Whatever Happened to ‘First, Do No Harm’?

December 1, 2009 • Commentary
This article appeared in the National Review (Online) on December 1, 2009.

Back when he was running for president, Barack Obama promised that health‐​care reform would save the average family $2,500 per year. That promise has long since been abandoned, but one might still expect that health‐​care reform won’t leave the average American worse off.

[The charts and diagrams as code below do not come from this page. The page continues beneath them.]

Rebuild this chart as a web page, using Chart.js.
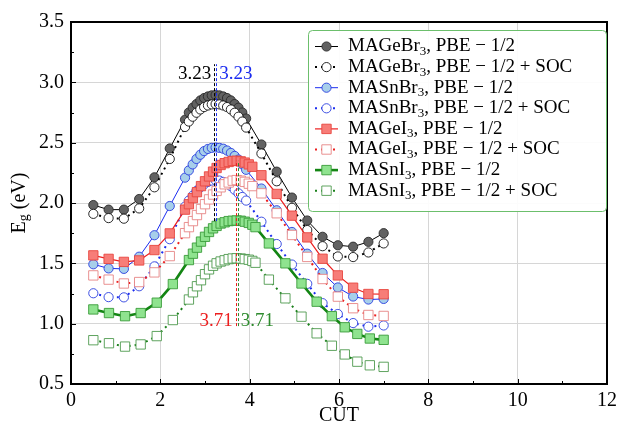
<!DOCTYPE html>
<html>
<head>
<meta charset="utf-8">
<script src="https://cdn.jsdelivr.net/npm/chart.js@4.4.0/dist/chart.umd.min.js"></script>
<style>
  html, body { margin: 0; padding: 0; background: #fff; }
  #wrap { width: 622px; height: 426px; position: relative; }
</style>
</head>
<body>
<div id="wrap"><canvas id="myChart"></canvas></div>
<script>
// x positions (CUT) - Br compounds and MAGeI3 share the coarse grid, MASnI3 has its own
const xBr = [0.5, 0.842, 1.184, 1.526, 1.868, 2.211, 2.553, 2.638, 2.724, 2.809, 2.895, 2.98, 3.066, 3.151, 3.237, 3.322, 3.408, 3.493, 3.579, 3.664, 3.75, 3.835, 3.921, 4.263, 4.605, 4.947, 5.289, 5.632, 5.974, 6.316, 6.658, 7.0];
const xGeI = [0.5, 0.842, 1.184, 1.526, 1.868, 2.211, 2.553, 2.64, 2.73, 2.82, 2.91, 3.0, 3.09, 3.18, 3.26, 3.35, 3.44, 3.53, 3.62, 3.71, 3.8, 3.89, 3.98, 4.06, 4.263, 4.605, 4.947, 5.289, 5.632, 5.974, 6.316, 6.658, 7.0];
const xSnI = [0.5, 0.85, 1.21, 1.56, 1.92, 2.28, 2.64, 2.73, 2.82, 2.91, 3.0, 3.09, 3.18, 3.26, 3.35, 3.44, 3.53, 3.62, 3.71, 3.8, 3.89, 3.98, 4.06, 4.13, 4.43, 4.8, 5.16, 5.5, 5.84, 6.13, 6.41, 6.69, 7.0];

// band gaps (eV)
const geBr = [1.983, 1.945, 1.945, 2.033, 2.213, 2.452, 2.69, 2.75, 2.79, 2.82, 2.85, 2.87, 2.883, 2.892, 2.895, 2.892, 2.883, 2.87, 2.85, 2.82, 2.79, 2.75, 2.70, 2.485, 2.26, 2.045, 1.855, 1.72, 1.65, 1.638, 1.678, 1.75];
const geBrSoc = [1.91, 1.875, 1.87, 1.955, 2.13, 2.365, 2.63, 2.675, 2.715, 2.748, 2.775, 2.795, 2.808, 2.817, 2.82, 2.817, 2.808, 2.795, 2.775, 2.748, 2.715, 2.675, 2.625, 2.41, 2.18, 1.96, 1.776, 1.642, 1.557, 1.552, 1.59, 1.665];
const snBr = [1.492, 1.458, 1.454, 1.555, 1.733, 1.975, 2.21, 2.27, 2.32, 2.365, 2.40, 2.43, 2.448, 2.457, 2.46, 2.457, 2.45, 2.435, 2.415, 2.39, 2.36, 2.32, 2.275, 2.12, 1.94, 1.76, 1.58, 1.42, 1.30, 1.225, 1.20, 1.205];
const snBrSoc = [1.252, 1.22, 1.218, 1.31, 1.475, 1.70, 1.97, 2.02, 2.06, 2.10, 2.13, 2.155, 2.175, 2.186, 2.19, 2.186, 2.175, 2.16, 2.14, 2.11, 2.08, 2.05, 2.02, 1.845, 1.66, 1.49, 1.33, 1.17, 1.08, 1.005, 0.975, 0.985];
const geI = [1.566, 1.537, 1.512, 1.524, 1.61, 1.748, 1.945, 1.99, 2.04, 2.09, 2.14, 2.18, 2.22, 2.26, 2.29, 2.315, 2.33, 2.34, 2.348, 2.35, 2.345, 2.335, 2.32, 2.30, 2.23, 2.075, 1.895, 1.715, 1.538, 1.40, 1.298, 1.246, 1.244];
const geISoc = [1.40, 1.365, 1.333, 1.345, 1.425, 1.56, 1.75, 1.80, 1.85, 1.90, 1.95, 1.99, 2.03, 2.07, 2.10, 2.13, 2.155, 2.17, 2.185, 2.19, 2.185, 2.175, 2.16, 2.14, 2.08, 1.915, 1.735, 1.553, 1.37, 1.224, 1.128, 1.072, 1.064];
const snI = [1.118, 1.088, 1.062, 1.088, 1.174, 1.328, 1.527, 1.58, 1.63, 1.68, 1.72, 1.76, 1.79, 1.81, 1.83, 1.84, 1.85, 1.853, 1.855, 1.853, 1.845, 1.835, 1.82, 1.80, 1.665, 1.50, 1.333, 1.182, 1.062, 0.97, 0.915, 0.877, 0.866];
const snISoc = [0.863, 0.838, 0.81, 0.828, 0.897, 1.03, 1.20, 1.26, 1.31, 1.36, 1.41, 1.45, 1.48, 1.50, 1.515, 1.525, 1.535, 1.54, 1.542, 1.54, 1.535, 1.53, 1.52, 1.505, 1.365, 1.21, 1.058, 0.92, 0.817, 0.745, 0.685, 0.655, 0.642];

const labels = ['MAGeBr₃, PBE − 1/2', 'MAGeBr₃, PBE − 1/2 + SOC', 'MASnBr₃, PBE − 1/2', 'MASnBr₃, PBE − 1/2 + SOC',
                'MAGeI₃, PBE − 1/2', 'MAGeI₃, PBE − 1/2 + SOC', 'MASnI₃, PBE − 1/2', 'MASnI₃, PBE − 1/2 + SOC'];

// peak positions marked with dashed lines
const peakBr = 3.23;
const peakI = 3.71;

const FONT = "'Liberation Serif', 'DejaVu Serif', serif";

function pts(xs, ys) {
    return xs.map((v, i) => ({ x: v, y: ys[i] }));
}

// style of each series: marker, fill, edge, line colour, line width, dotted?
const styles = [
    { shape: 'circle', fill: '#626262', edge: '#2a2a2a', line: '#000000', lw: 1, dot: false },
    { shape: 'circle', fill: '#ffffff', edge: '#111111', line: '#000000', lw: 2, dot: true },
    { shape: 'circle', fill: '#a7cfea', edge: '#2a3ee0', line: '#1b2cf0', lw: 1, dot: false },
    { shape: 'rectless', fill: '#ffffff', edge: '#2a3ee0', line: '#1b2cf0', lw: 2, dot: true },
    { shape: 'rect', fill: '#f77d78', edge: '#e8463f', line: '#ec1e1e', lw: 1.2, dot: false },
    { shape: 'rect', fill: '#ffffff', edge: '#e68585', line: '#ec1e1e', lw: 2, dot: true },
    { shape: 'rect', fill: '#8fe38f', edge: '#3a9c3a', line: '#138513', lw: 2.6, dot: false },
    { shape: 'rect', fill: '#ffffff', edge: '#4e9a4e', line: '#1a801a', lw: 2, dot: true },
];
styles[3].shape = 'circle';

const series = [pts(xBr, geBr), pts(xBr, geBrSoc), pts(xBr, snBr), pts(xBr, snBrSoc),
                pts(xGeI, geI), pts(xGeI, geISoc), pts(xSnI, snI), pts(xSnI, snISoc)];

const datasets = series.map((d, i) => {
    const s = styles[i];
    return {
        label: labels[i],
        data: d,
        order: 8 - i,
        borderColor: s.line,
        borderWidth: s.lw,
        borderDash: s.dot ? [2, 4] : [],
        fill: false,
        tension: 0,
        pointStyle: s.shape,
        pointRadius: s.shape === 'rect' ? 6.6 : 4.6,
        pointBackgroundColor: s.fill,
        pointBorderColor: s.edge,
        pointBorderWidth: 0.9,
    };
});

function drawMarker(ctx, s, x, y) {
    ctx.save();
    ctx.setLineDash([]);
    ctx.fillStyle = s.fill;
    ctx.strokeStyle = s.edge;
    ctx.lineWidth = 0.9;
    ctx.beginPath();
    if (s.shape === 'rect') {
        ctx.rect(x - 4.7, y - 4.7, 9.4, 9.4);
    } else {
        ctx.arc(x, y, 4.6, 0, Math.PI * 2);
    }
    ctx.fill();
    ctx.stroke();
    ctx.restore();
}

// text with a "₃" drawn as a real subscript
function drawSubText(ctx, text, x, y, size, align) {
    const parts = text.split('₃');
    ctx.font = size + 'px ' + FONT;
    const subSize = Math.round(size * 0.7);
    let total = ctx.measureText(parts[0]).width;
    if (parts.length > 1) {
        ctx.font = subSize + 'px ' + FONT;
        total += ctx.measureText('3').width;
        ctx.font = size + 'px ' + FONT;
        total += ctx.measureText(parts[1]).width;
    }
    let cx = align === 'center' ? x - total / 2 : x;
    ctx.textAlign = 'left';
    ctx.textBaseline = 'middle';
    ctx.font = size + 'px ' + FONT;
    ctx.fillText(parts[0], cx, y);
    cx += ctx.measureText(parts[0]).width;
    if (parts.length > 1) {
        ctx.font = subSize + 'px ' + FONT;
        ctx.fillText('3', cx, y + 5);
        cx += ctx.measureText('3').width;
        ctx.font = size + 'px ' + FONT;
        ctx.fillText(parts[1], cx, y);
    }
}

const decor = {
    id: 'decor',
    afterDatasetsDraw(chart) {
        const { ctx, scales: { x, y } } = chart;
        const vlines = [
            { v: peakBr - 0.02, y0: 1.85, y1: 3.15, c: '#000000' },
            { v: peakBr + 0.02, y0: 1.85, y1: 3.15, c: '#1b2cf0' },
            { v: peakI - 0.02, y0: 0.98, y1: 2.35, c: '#ec1e1e' },
            { v: peakI + 0.02, y0: 0.98, y1: 2.35, c: '#2e8b2e' },
        ];
        ctx.save();
        ctx.lineWidth = 1;
        ctx.setLineDash([3, 2]);
        vlines.forEach(l => {
            const px = Math.round(x.getPixelForValue(l.v)) + 0.5;
            ctx.strokeStyle = l.c;
            ctx.beginPath();
            ctx.moveTo(px, y.getPixelForValue(l.y0));
            ctx.lineTo(px, y.getPixelForValue(l.y1));
            ctx.stroke();
        });
        ctx.setLineDash([]);
        ctx.font = '19px ' + FONT;
        ctx.textBaseline = 'middle';
        const bx = x.getPixelForValue(peakBr);
        const ix = x.getPixelForValue(peakI);
        ctx.textAlign = 'right';
        ctx.fillStyle = '#000000';
        ctx.fillText(peakBr.toFixed(2), bx - 4, y.getPixelForValue(3.07));
        ctx.fillStyle = '#ec1e1e';
        ctx.fillText(peakI.toFixed(2), ix - 4, y.getPixelForValue(1.02));
        ctx.textAlign = 'left';
        ctx.fillStyle = '#1b2cf0';
        ctx.fillText(peakBr.toFixed(2), bx + 4, y.getPixelForValue(3.07));
        ctx.fillStyle = '#2e8b2e';
        ctx.fillText(peakI.toFixed(2), ix + 4, y.getPixelForValue(1.02));
        ctx.restore();
    },
    afterDraw(chart) {
        const { ctx, chartArea: a, scales: { x, y } } = chart;
        ctx.save();
        // inward ticks
        ctx.strokeStyle = '#000';
        ctx.lineWidth = 1;
        ctx.beginPath();
        for (let v = 0.5; v <= 3.5001; v += 0.25) {
            const py = Math.round(y.getPixelForValue(v)) + 0.5;
            const len = Math.abs((v * 2) - Math.round(v * 2)) < 0.01 ? 5 : 3;
            ctx.moveTo(a.left, py);
            ctx.lineTo(a.left + len, py);
        }
        for (let v = 0; v <= 12; v += 1) {
            const px = Math.round(x.getPixelForValue(v)) + 0.5;
            const len = v % 2 === 0 ? 5 : 3;
            ctx.moveTo(px, a.bottom);
            ctx.lineTo(px, a.bottom - len);
        }
        ctx.stroke();
        // frame
        ctx.lineWidth = 2;
        ctx.strokeRect(a.left, a.top, a.right - a.left, a.bottom - a.top);

        // axis titles
        ctx.fillStyle = '#000';
        ctx.font = '20px ' + FONT;
        ctx.textAlign = 'center';
        ctx.textBaseline = 'middle';
        ctx.fillText('CUT', (a.left + a.right) / 2, 416);
        ctx.save();
        ctx.translate(20, (a.top + a.bottom) / 2);
        ctx.rotate(-Math.PI / 2);
        const t1 = 'E', t3 = ' (eV)';
        ctx.font = '20px ' + FONT;
        const w1 = ctx.measureText(t1).width, w3 = ctx.measureText(t3).width;
        ctx.font = '14px ' + FONT;
        const w2 = ctx.measureText('g').width;
        let sx = -(w1 + w2 + w3) / 2;
        ctx.textAlign = 'left';
        ctx.font = '20px ' + FONT;
        ctx.fillText(t1, sx, 0);
        ctx.font = '14px ' + FONT;
        ctx.fillText('g', sx + w1, 4);
        ctx.font = '20px ' + FONT;
        ctx.fillText(t3, sx + w1 + w2, 0);
        ctx.restore();

        // legend
        const lx = 308, ly = 30, lw = 298, lh = 181;
        ctx.beginPath();
        ctx.roundRect(lx + 0.5, ly + 0.5, lw, lh, 4);
        ctx.fillStyle = 'rgba(255,255,255,0.92)';
        ctx.fill();
        ctx.strokeStyle = '#6cbf6c';
        ctx.lineWidth = 1;
        ctx.stroke();
        labels.forEach((lab, i) => {
            const s = styles[i];
            const ry = 46.5 + i * 20.6;
            ctx.save();
            ctx.strokeStyle = s.line;
            ctx.lineWidth = s.lw;
            ctx.setLineDash(s.dot ? [2, 4] : []);
            ctx.beginPath();
            ctx.moveTo(315, ry);
            ctx.lineTo(338, ry);
            ctx.stroke();
            ctx.restore();
            drawMarker(ctx, s, 326.5, ry);
            ctx.fillStyle = '#000';
            drawSubText(ctx, lab, 348, ry, 19, 'left');
        });
        ctx.restore();
    }
};

Chart.defaults.font.family = FONT;
Chart.defaults.color = '#000';

new Chart(document.getElementById('myChart'), {
    type: 'line',
    data: { datasets: datasets },
    options: {
        responsive: true,
        maintainAspectRatio: false,
        animation: false,
        layout: { padding: { top: 22, right: 11, left: 0, bottom: 0 } },
        plugins: {
            legend: { display: false },
            tooltip: { enabled: false },
        },
        scales: {
            x: {
                type: 'linear',
                min: 0,
                max: 12,
                border: { display: false },
                grid: { color: '#d6d6d6', drawTicks: false },
                ticks: { stepSize: 2, padding: 5, font: { size: 20 }, maxRotation: 0 },
                afterFit: (scale) => { scale.height = 42; },
            },
            y: {
                min: 0.5,
                max: 3.5,
                border: { display: false },
                grid: { color: '#d6d6d6', drawTicks: false },
                ticks: { stepSize: 0.5, padding: 7, font: { size: 20 }, callback: (v) => v.toFixed(1) },
                afterFit: (scale) => { scale.width = 71; },
            },
        },
    },
    plugins: [decor],
});
</script>
</body>
</html>
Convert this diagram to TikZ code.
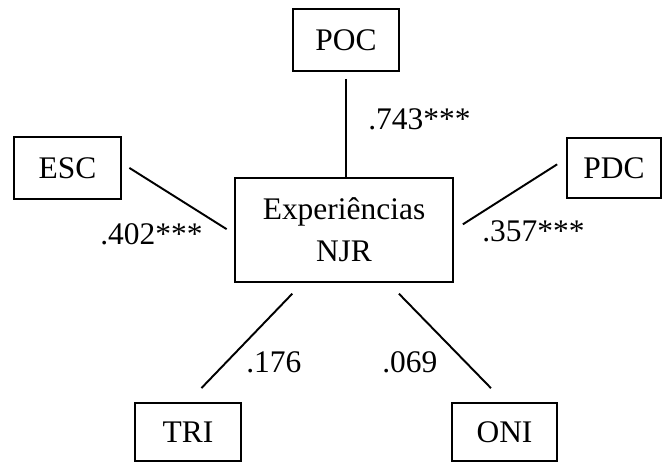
\documentclass[tikz,border=0pt]{standalone}
\usepackage{fontspec}
\setmainfont{Liberation Serif}
\usepackage{tikz}

\tikzset{
  vbox/.style={draw, line width=1.1pt, inner sep=0pt,
    minimum width=2.12cm, minimum height=1.24cm},
  coef/.style={anchor=base west, inner sep=0pt},
  link/.style={line width=1.1pt}
}

\begin{document}
\begin{tikzpicture}[font=\fontsize{17.9}{23.9}\selectfont, x=0.02cm, y=-0.02cm]
  \useasboundingbox (0,0) rectangle (662,462);
  % --- midten ---
  \node[vbox, minimum width=4.36cm, minimum height=2.08cm, align=center] (njr) at (344,230) {Experiências\\NJR};
  % --- dimensioner ---
  \node[vbox] (poc) at (346,40) {POC};
  \node[vbox, minimum width=2.14cm] (esc) at (67.5,168) {ESC};
  \node[vbox, minimum width=1.88cm, minimum height=1.2cm] (pdc) at (614,168) {PDC};
  \node[vbox, minimum height=1.16cm] (tri) at (188,432) {TRI};
  \node[vbox, minimum width=2.1cm, minimum height=1.16cm] (oni) at (504.5,432) {ONI};
  % --- forbindelser ---
  \draw[link, shorten <=4pt] (poc.south) -- (poc.south |- njr.north);
  \draw[link, shorten <=5pt, shorten >=5pt] (esc.5) -- (njr.182);
  \draw[link, shorten <=6pt, shorten >=6pt] (pdc.169) -- (njr.east);
  \draw[link, shorten <=8.5pt, shorten >=11pt] (njr.232) -- (tri.north);
  \draw[link, shorten <=8.5pt, shorten >=11pt] (njr.310) -- (oni.north);
  % --- koefficienter ---
  \node[coef] (c1) at (368,130) {.743***};
  \node[coef] (c2) at (100,245) {.402***};
  \node[coef] (c3) at (482,242) {.357***};
  \node[coef] (c4) at (246,372) {.176};
  \node[coef] (c5) at (382,372) {.069};
\end{tikzpicture}
\end{document}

Increasingly, it looks like that won’t be the case. On Monday the Congressional Budget Office released a new report showing the Senate health bill would actually increase premiums by 10–13 percent for the millions of Americans who buy their insurance on their own. Those increases are over and above the increases that would occur if we did nothing. Today, an average insurance policy can cost about $2,985 for an individual or $6,328 for a family. Without reform, that cost is expected to rise to $5,500 for an individual or $13,100 for a family by 2016. But under the Senate bill, those premiums will increase to $5,800 for an individual worker and $15,200 for a family plan. In other words, the Senate bill would cost a typical family an extra $2,100.

According to the CBO, those with employer‐​provided plans won’t necessarily be paying more under the Senate bill, but they certainly won’t be paying less, either. And even here, the bill will do nothing to restrain growing costs. Whether or not the bill passes, premiums for employer‐​provided family plans are expected to roughly double for small businesses by 2016.

This comes on top of the tax increases contained in the bill. The Senate bill, for instance, has at least 15 new or increased taxes totaling more than $493 billion. Those taxes include an increase in the payroll tax for individuals earning more than $200,000 per year, a 5 percent tax on cosmetic surgery, taxes on health‐​care providers and medical‐​device manufacturers, and a 40 percent excise tax on so‐​called “Cadillac” insurance plans — that is, insurance plans that the government considers too generous. According to CBO, roughly 19 percent of workers would initially find their plans subject to the tax. However, because the tax threshold (plans with valued in excess of $8,500 for an individual or $23,000 for a family) is set to increase at a rate slower than medical inflation, as time goes by more and more middle‐​class workers will be hit by it.

Americans will pay more in still other ways. The Senate bill would require everyone to buy insurance plans that meet government‐​designed minimum requirements. This will force some people who are happy with their insurance to switch to more expensive plans, and failure to comply brings a penalty of up to $6,750 for a family of four.

Another provision would mandate that employers provide insurance to their workers. If they fail to do so, and if even a single worker qualifies for federal subsidies, the employer could be fined up to $750 per employee. The CBO estimates that those penalties will amount to more than $28 billion. Unemployment is now 10.2 percent, and the Senate bill will make it more costly to hire workers. And because the penalty only applies in the case of subsidy‐​eligible workers, it is low‐​wage and unskilled workers who will suffer the most.

An earlier CBO report called into question claims that the Senate bill would reduce future budget deficits. Although CBO “scored” the bill as reducing the deficit by $127 billion over the next ten years (which is about $50 billion less than the deficit the government ran last month alone), even that tiny savings depends on budget gimmicks and the willingness of future Congresses to make huge cuts in Medicare spending. Any wagers on the chances of that actually happening?

In fact, the CBO warned that it will be “difficult” to achieve the predicted savings. The reality is that the bill will likely end up adding to our already unsustainable debt.

President Obama is fond of saying that “we can’t afford to do nothing” on health‐​care reform. Of course, no one really proposes doing nothing. Opponents of the proposed reforms actually support a wide range of alternatives that build on free markets and consumer control to reduce costs. Some of those reforms have been “scored” as substantially reducing premiums and avoiding new taxes.

Still, given the higher taxes, greater debt and, now, higher premiums under this bill, even “nothing” is looking better all the time.